Thank you all for the kind words of encouragement! This is certainly a new avenue for me to travel and with your help I should find my way easily. So…onward…….
In 1998 I discovered rubber stamps and EMBOSSING POWDER!! It was a miracle! Where had I been? Artistic freedom….I didn’t have to know how to draw and I could create wonderful things. It became a serious addiction—I had to have everything. And stamps – one could never have too many. I took every class that was offered – so many and so quickly that I couldn’t retain what I learned. It was heaven.
During one class, the instructor told us that she was organizing a weekend art retreat. The location was a short drive from Portland -- it sounded like fun, so I convinced two friends and off we went on a road trip. Laughing and giggling like high school kids, we excitedly arrived at our destination full of anticipation. As we located the address and drove down the road, it was like we had run head first into a brick wall. All three of us just sat there in the car with our mouths open. We were deep in the woods – it was dark, dreary and damp. The buildings looked ready to collapse and most had blue tarps on the roofs – why were they not condemned? No paved roads. As I recall, not even gravel roads. We were escorted to our sleeping room which turned out to be a cold, drafty cabin with 2 bunk beds. That’s it -- bunk beds. Not a table or chair in sight. Well, that was ok, after all – we would only sleep there. But what about the other amenities – like sink and shower and toilet? Oh, yeah, they were a short hike thru the woods and were shared by anyone and everyone staying at the facility. Upon closer inspection, the toilets had no doors. They did however attempt to hang a curtain in each enclosure to give the illusion of privacy. The showers were old metal units that snapped and popped as you moved and scrubbed. There was no heat and this was March. OK – it’s only for 3 days, we are rugged women and we are energized with new creative juices – this is an adventure! We unpacked and then went looking for the dining room and the rest of our group. It was time for dinner.

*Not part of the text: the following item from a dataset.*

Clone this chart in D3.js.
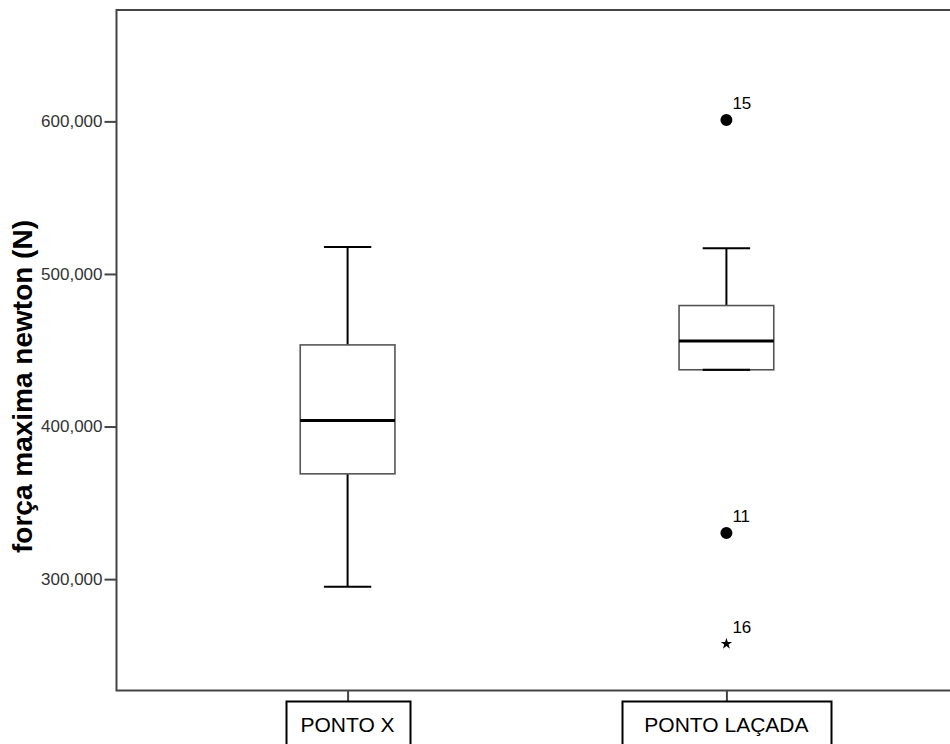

Dinner was prepared by a crusty, gray haired lady who had to be at least 102 yrs old. She could barely carry the pans to the table and most of us felt that it was our duty to assist her. She looked as if she would drop dead any minute. I do not remember her name, but I do remember that she wanted no part of any help from the likes of us. She had a “no-good bum” in the kitchen that was her assistant, thank you very much. The bum finally appeared and took over the buffet line duties – thank god. As he removed the cover from the chafing dish, we looked at the selection and then at each other. Then back at the food. It was slices of meat kind of a pasty gray/green color smothered in matching gray/green sauce. To this day, I’m not certain what we ate for those 3 days, but my legs would swell to the size of an elephant each evening.
After dinner, we moved into our classroom which was actually an old, fragile looking storage building. The organizer had done her best to set the room beautifully with tables, ample lighting and candy. Did I mention that it was March? …. in the Pacific Northwest mountains…..probably about 40 degrees, raining and windy with a temperamental antique heater cycling off and on. But we had a ball!! We stayed up until the wee hours of the morning, stamping, embossing, painting, cutting, laughing and freezing. We dressed in layers, put on three pairs of socks, ate chocolates and warmed our hands around cups of hot tea. I couldn’t get enough.
We returned to Portland exhausted and energized. I was determined put my event planning experience to work organizing an art weekend!!